As Zeke Shell struggled to get past Derrick Lancaster in the battle for second place, Hale pulled away in his No. 19 Ford in the 60-lap Late Model Stock feature for the NASCAR Whelen All-American Series. By the time Shell finally cleared Lancaster, Hale was well on his way to the victory.
While Hale is a two-time runner-up in the track point standings at Kingsport, it was just the Bluff City driver's second ever win on the 3/8-mile concrete oval.
"It's good to win this early in the season," Hale said. "Last week, we had some circumstances with the car being torn up, but we still finished fourth. We pieced it back together. I liked getting the win and getting the points. The championship is really what we're after."
Shell finished second in the No. 1 Ford after having a tough time getting around Lancaster. He bumped Lancaster in the back a couple of times, getting his No. 25 Chevrolet sideways before letting him regain control.
With seven laps to go, Shell finally got alongside Lancaster in a paint-trading battle before pulling ahead and bringing third-place Kres VanDyke in the No. 15 Chevrolet with him.
"You have to give a little and take a little," said Shell, whose car turned the fastest lap in qualifying at 15.033 seconds. "Derrick Lancaster had a good piece, and he didn't deserve to have me wrecking him and having issues with him. I just let him know that I was in a hurry a few times. I got around him, but it was just too late. I just ran out of laps."
VanDyke talked about the race being slowed by only one caution period after yellow flags flew multiple times the previous week. With the long run, the cars’ brake rotors glowed orange against the nighttime backdrop.
"We had the long run and I got the brakes pretty hot and the tires got sliding, and we lost a lot of ground," VanDyke said. "I was trying to gain it back there. Everybody was tight there for a long time. You could about thrown a blanket over all of us. It was good racing."
Nik Williams of Greeneville finished fourth, while Jonesborough's Robbie Ferguson rounded out the top five, finally muscling his way past the fading car of Lancaster on the final lap. Ferguson wasn't happy with Lancaster blocking the cars behind him the second half of the race.
"Derrick got real tight and he finally left the door open with a couple to go where I was able to get under him," Ferguson said. "I was able to squeeze in there and get a top-five. You can make that car seem 30-foot wide if you want to. That's a driver's prerogative. Derrick has been driving long enough to know that's his prerogative, but it's mine to get by him. That's the way race car drivers handle it."
Lancaster finished sixth, ahead of Kingsport driver Ronnie McCarty in seventh. Trey Bayne, the 14-year-old brother of NASCAR Cup Series driver Trevor Bayne, was eighth in just his third start in a Late Model Stock car.

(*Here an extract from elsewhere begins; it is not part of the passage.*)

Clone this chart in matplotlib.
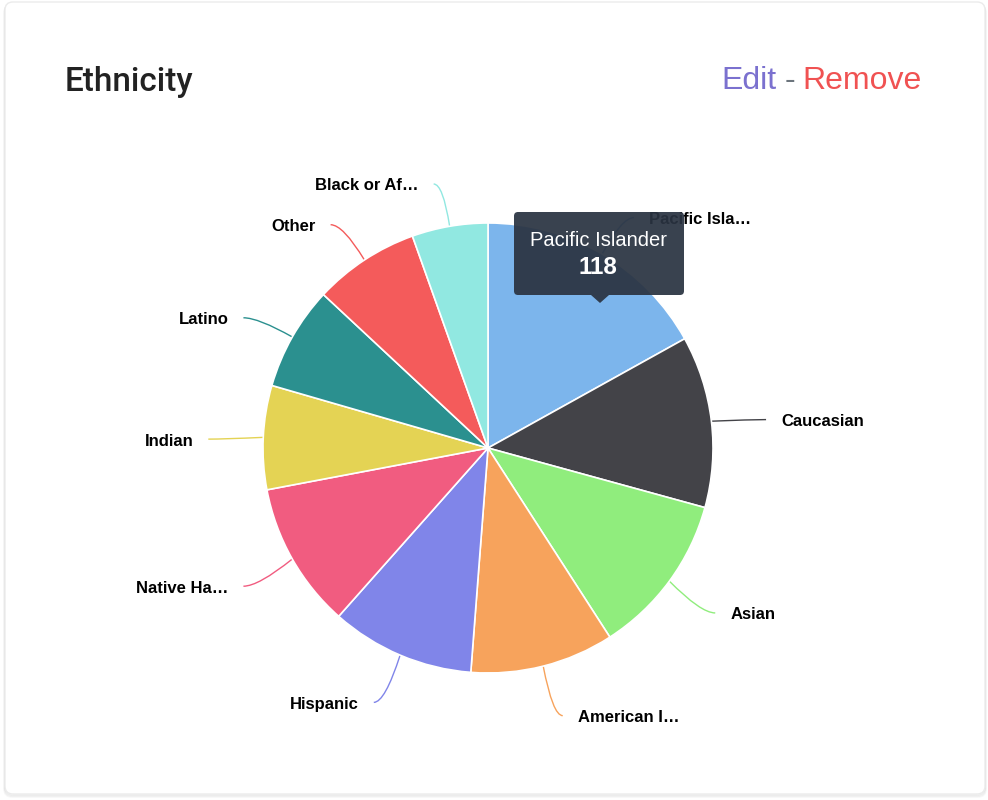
import numpy as np
import matplotlib.pyplot as plt
from matplotlib.patches import FancyBboxPatch, Polygon, PathPatch
from matplotlib.path import Path

# data
labels = ["Pacific Isla…", "Caucasian", "Asian", "American I…", "Hispanic",
          "Native Ha…", "Indian", "Latino", "Other", "Black or Af…"]
values = [118, 86, 81, 72, 72, 73, 52, 52, 53, 38]
colors = ["#7cb5ec", "#434348", "#90ed7d", "#f7a35c", "#8085e9",
          "#f15c80", "#e4d354", "#2b908f", "#f45b5b", "#91e8e1"]
tip_name = "Pacific Islander"
tip_value = 118

W, H = 988, 800
plt.rcParams['font.family'] = ['Liberation Sans', 'DejaVu Sans']

fig = plt.figure(figsize=(W / 100, H / 100), dpi=100)
fig.patch.set_facecolor('white')
ax = fig.add_axes([0, 0, 1, 1])
ax.set_xlim(0, W)
ax.set_ylim(0, H)

def py(y):
    # screen y (down) -> axes y (up)
    return H - y

# card with soft shadow
for i, a in enumerate([0.05, 0.04, 0.03]):
    ax.add_patch(FancyBboxPatch((5 - i * 0.5, py(794) - 1 - i), 980 + i, 792,
                                boxstyle="round,pad=0,rounding_size=8",
                                facecolor='none', edgecolor='black',
                                linewidth=1.2, alpha=a, zorder=0))
ax.add_patch(FancyBboxPatch((5, py(794)), 980, 792,
                            boxstyle="round,pad=0,rounding_size=8",
                            facecolor='white', edgecolor='#ebebeb',
                            linewidth=1, zorder=1))

# header
ax.text(65, py(82), "Ethnicity", fontsize=24, color='#222222',
        family=['Roboto', 'Liberation Sans'], fontweight='medium',
        ha='left', va='center', zorder=5)
t1 = ax.text(721, py(81), "Edit", fontsize=23, color='#7b71cf',
             ha='left', va='center', zorder=5)
fig.canvas.draw()
r = fig.canvas.get_renderer()
bb = t1.get_window_extent(r)
t2 = ax.text(bb.x1 + 8, py(81), "-", fontsize=23, color='#6c757d',
             ha='left', va='center', zorder=5)
bb = t2.get_window_extent(r)
ax.text(bb.x1 + 8, py(81), "Remove", fontsize=23, color='#f05252',
        ha='left', va='center', zorder=5)

# pie
cx, cy, rad = 488, py(448), 225
wedges, _ = ax.pie(values, colors=colors, startangle=90, counterclock=False,
                   center=(cx, cy), radius=rad, frame=True,
                   wedgeprops=dict(edgecolor='white', linewidth=1.2, zorder=3))

# labels with soft connectors
r_lab = 272
for w, lab, col in zip(wedges, labels, colors):
    mid = np.deg2rad((w.theta1 + w.theta2) / 2)
    c, s = np.cos(mid), np.sin(mid)
    side = 1 if c >= 0 else -1
    ly = cy + r_lab * s - 4
    p0 = (cx + rad * c, cy + rad * s)
    p1 = (cx + (r_lab - 8) * c, ly)
    p2 = (cx + r_lab * c + side * 8, ly)
    path = Path([p0, p1, p2], [Path.MOVETO, Path.CURVE3, Path.CURVE3])
    ax.add_patch(PathPatch(path, facecolor='none', edgecolor=col,
                           linewidth=1, zorder=2))
    ax.text(cx + r_lab * c + side * 23, ly - 2, lab,
            fontsize=12, fontweight='bold', color='black',
            ha='left' if side > 0 else 'right', va='center', zorder=4)

# tooltip
ax.add_patch(FancyBboxPatch((514, py(295)), 170, 83,
                            boxstyle="round,pad=0,rounding_size=4",
                            facecolor='#2a3341', edgecolor='none',
                            alpha=0.93, zorder=6))
ax.add_patch(Polygon([(591, py(295)), (609, py(295)), (600, py(303))],
                     closed=True, facecolor='#2a3341', edgecolor='none',
                     alpha=0.93, zorder=6))
ax.text(598, py(240), tip_name, fontsize=14.5, color='white',
        ha='center', va='center', zorder=7)
ax.text(598, py(268), str(tip_value), fontsize=17.5, fontweight='bold',
        color='white', ha='center', va='center', zorder=7)

ax.set_xlim(0, W)
ax.set_ylim(0, H)
ax.set_aspect('auto')
ax.axis('off')

fig.savefig('out.png', dpi=100, facecolor='white')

Derek Lane of Kingsport finished ninth and Bryson Dennis, a Greeneville driver who is transitioning from dirt late models to the paved oval, rounded out the top 10. Joey Trent of Gray was 11th, one spot ahead of 14-year-old Sullivan South freshman Dillon Hodge, who had started on the pole when the top six qualifiers were inverted at the start.

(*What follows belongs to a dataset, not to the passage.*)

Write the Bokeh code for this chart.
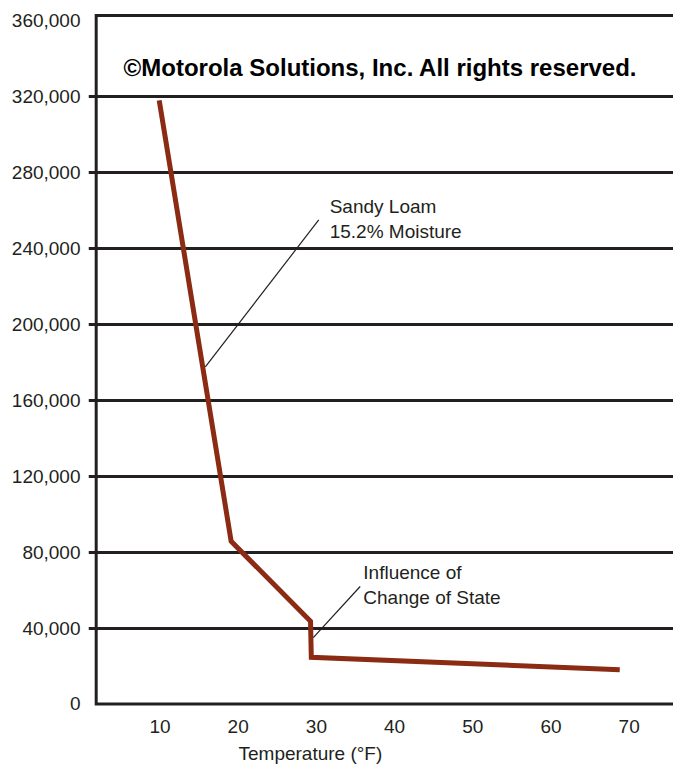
from bokeh.plotting import figure
from bokeh.models import Range1d, FixedTicker, Label, NumeralTickFormatter, Title
from bokeh.embed import file_html
from bokeh.resources import INLINE

# ---- data ----
temps = [9.9, 19.1, 29.25, 29.35, 68.8]
strength = [318000, 85700, 43600, 24600, 18100]

x_ticks = [10, 20, 30, 40, 50, 60, 70]
y_ticks = [0, 40000, 80000, 120000, 160000, 200000, 240000, 280000, 320000, 360000]
y_grid_ticks = [40000, 80000, 120000, 160000, 200000, 240000, 280000, 320000]

title_text = "©Motorola Solutions, Inc. All rights reserved."
x_label_text = "Temperature (°F)"
note1_lines = ["Sandy Loam", "15.2% Moisture"]
note2_lines = ["Influence of", "Change of State"]
note1_leader_x = [30.3, 15.8]
note1_leader_y = [255000, 177600]
note2_leader_x = [35.6, 29.6]
note2_leader_y = [61900, 35000]

# chart box (axis origin and top border)
x_origin = 1.84
y_top = 362700

INK = "#231f20"
CURVE = "#8b2b13"
FONT = "Liberation Sans"

X_START, X_END = 0.857, 75.67
p = figure(width=673, height=774, output_backend="svg", toolbar_location=None,
           x_range=Range1d(X_START, X_END), y_range=Range1d(-1844, 364280),
           min_border_left=88, min_border_right=0, min_border_top=12, min_border_bottom=67)
p.outline_line_color = None
p.background_fill_color = "white"
p.border_fill_color = "white"

# bottom axis: labels only
p.xaxis.ticker = FixedTicker(ticks=x_ticks)
p.xaxis.axis_line_color = None
p.xaxis.major_tick_line_color = None
p.xaxis.minor_tick_line_color = None
p.xaxis.major_tick_out = 0
p.xaxis.major_tick_in = 0
p.xaxis.major_label_text_font = FONT
p.xaxis.major_label_text_font_size = "19px"
p.xaxis.major_label_text_color = INK
p.xaxis.major_label_standoff = 12

# left axis: labels only
p.yaxis.ticker = FixedTicker(ticks=y_ticks)
p.yaxis.formatter = NumeralTickFormatter(format="0,0")
p.yaxis.axis_line_color = None
p.yaxis.major_tick_line_color = None
p.yaxis.minor_tick_line_color = None
p.yaxis.major_tick_out = 0
p.yaxis.major_tick_in = 0
p.yaxis.major_label_text_font = FONT
p.yaxis.major_label_text_font_size = "19px"
p.yaxis.major_label_text_color = INK
p.yaxis.major_label_standoff = 8

# horizontal rules (they run into the left margin like tick marks)
p.xgrid.grid_line_color = None
p.ygrid.ticker = FixedTicker(ticks=y_grid_ticks)
p.ygrid.grid_line_color = INK
p.ygrid.grid_line_width = 3

# frame: top border, left axis, bottom axis
p.line([X_END, x_origin, x_origin, X_END], [y_top, y_top, 0, 0],
       line_width=3, line_color=INK, line_join="miter")

# x-axis title, left-shifted as in reference
p.add_layout(Title(text=x_label_text, align="left", offset=150, text_font=FONT,
                   text_font_size="19px", text_font_style="normal", text_color=INK,
                   standoff=10), "below")

# copyright title inside plot
p.add_layout(Label(x=38.2, y=335300, text=title_text, text_align="center", text_baseline="middle",
                   text_font=FONT, text_font_size="24px", text_font_style="bold", text_color="black"))

# curve
p.line(temps, strength, line_width=5, line_color=CURVE, line_join="miter", line_cap="butt")

# annotations
p.line(note1_leader_x, note1_leader_y, line_width=1.2, line_color=INK)
p.line(note2_leader_x, note2_leader_y, line_width=1.2, line_color=INK)
for i, t in enumerate(note1_lines):
    p.add_layout(Label(x=31.7, y=262000 - i * 13200, text=t, text_align="left", text_baseline="middle",
                       text_font=FONT, text_font_size="19px", text_color=INK))
for i, t in enumerate(note2_lines):
    p.add_layout(Label(x=36.0, y=69300 - i * 13200, text=t, text_align="left", text_baseline="middle",
                       text_font=FONT, text_font_size="19px", text_color=INK))

open("out.html", "w").write(file_html(p, INLINE))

Kevin Canter, driving the black No. 3 Chevrolet, swept twin features for the Mod 4 division.
Joshua Gobble won in the Mod Street division, as Kevin Wolfe escaped from his wrecked car after a hard crash crushed the right front and caught the car on fire. John Ketron won a wreck-filled Pure 4 division race, while other winners were Doug Austin (Pure Street) and Duke Bare (Vintage).